Ainsi, un ticket d’entrée dans la classe moyenne se situe désormais à bac +2. Si en 1980 les écoles d’ingénieurs constituaient un effectif deux fois supérieur à celui des écoles de commerce, ces dernières forment aujourd’hui plus de jeunes étudiants que leurs homologues scientifiques. L’ère de la start-up nation n’est que l’émergence de ce long processus qui s’est ainsi construit sur l’idée que la production s’externalise et que la richesse s’internalise. Mais pour qui ? Pour quelle part matériellement élitiste de notre société ? En 2002, Pierre Mauroy fut le seul élu socialiste à s’indigner avec raison de l’absence du mot « ouvrier » du document de campagne du candidat Lionel Jospin. On connaît la suite…
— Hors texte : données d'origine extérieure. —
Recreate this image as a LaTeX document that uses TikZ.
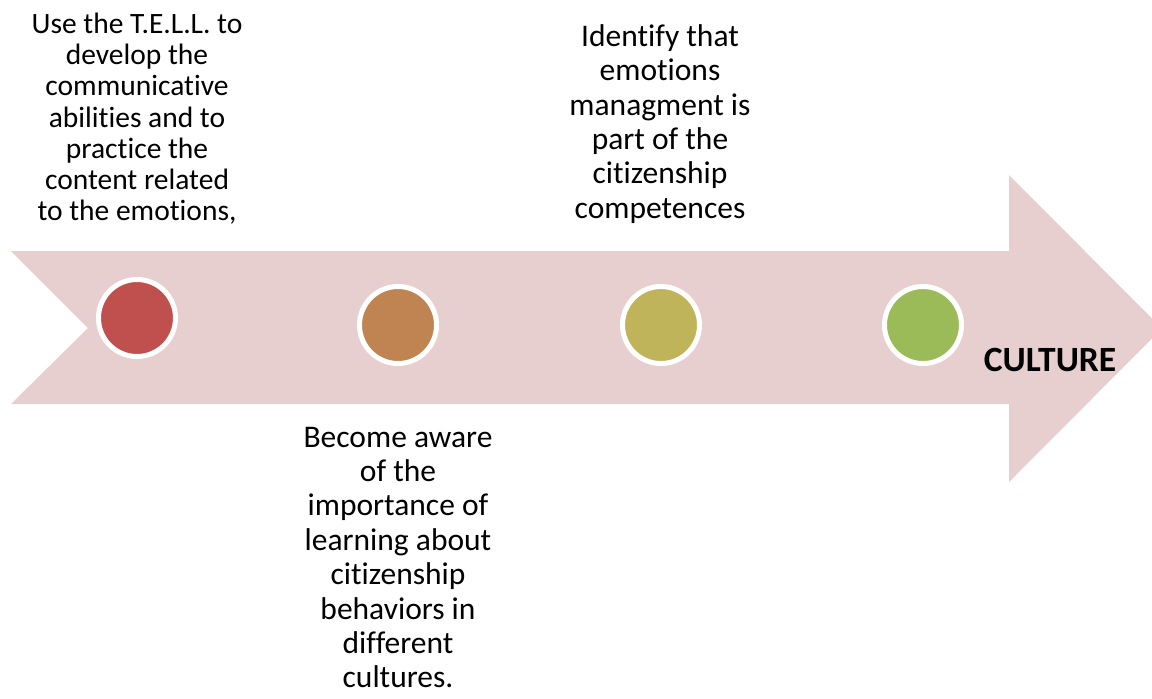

L’ouvrage de Jérôme Fourquet et Jean-Laurent Cassely s’attache dans la dernière partie à décrire les processus culturels à l’œuvre dans ce passage de la France des traditions à la globalisation. Une manière fine et pertinente de remettre la question de l’identité, brûlante, dans une perspective dépassionnée qui permette de mieux comprendre comme les pertes d’influence de l’Église ou même du Parti Communiste ont pu avoir comme conséquences. Mais surtout en parallèle visualiser la montée en puissance de l’empreinte culturelle américaine, qu’elle se concrétise par les modes de consommation ou par un retour du religieux. Ces véritables offres commerciales, marques de l’hybridation et de l’américanisation de notre société, se pratiquent à la carte. Ainsi, une église évangélique s’ouvrirait tous les dix jours sur le territoire français, montrant ainsi à quel point ce courant évangélique prospère sur les terrains laissés vacants par la disparition des structures sociales préexistantes, sous l’effet notamment de la désindustrialisation. Et à quel point aussi il s’inscrit, comme d’autres traits distinctifs nouveaux de notre paysage national évoqué dans ce livre, dans cette montée en puissance du règne de l’individu, de la valorisation de la subjectivité et du déclin des grands récits collectifs.

Après avoir refermé les pages de ce livre passionnant, le lecteur attentif n’en ressortira que plus engagé encore. Aujourd’hui 4 avril 2022, à la veille de prochaines échéances électorales et au milieu d’une campagne et de débats de fond quasiment inexistants, le retour du politique comme catalyseur efficient d’un projet commun au cœur duquel sont ancrées la liberté, l’égalité et la fraternité, est plus que jamais attendu de tous ceux qui voient en la République indivisible, démocratique, laïque et sociale, la matrice féconde de la France d’après.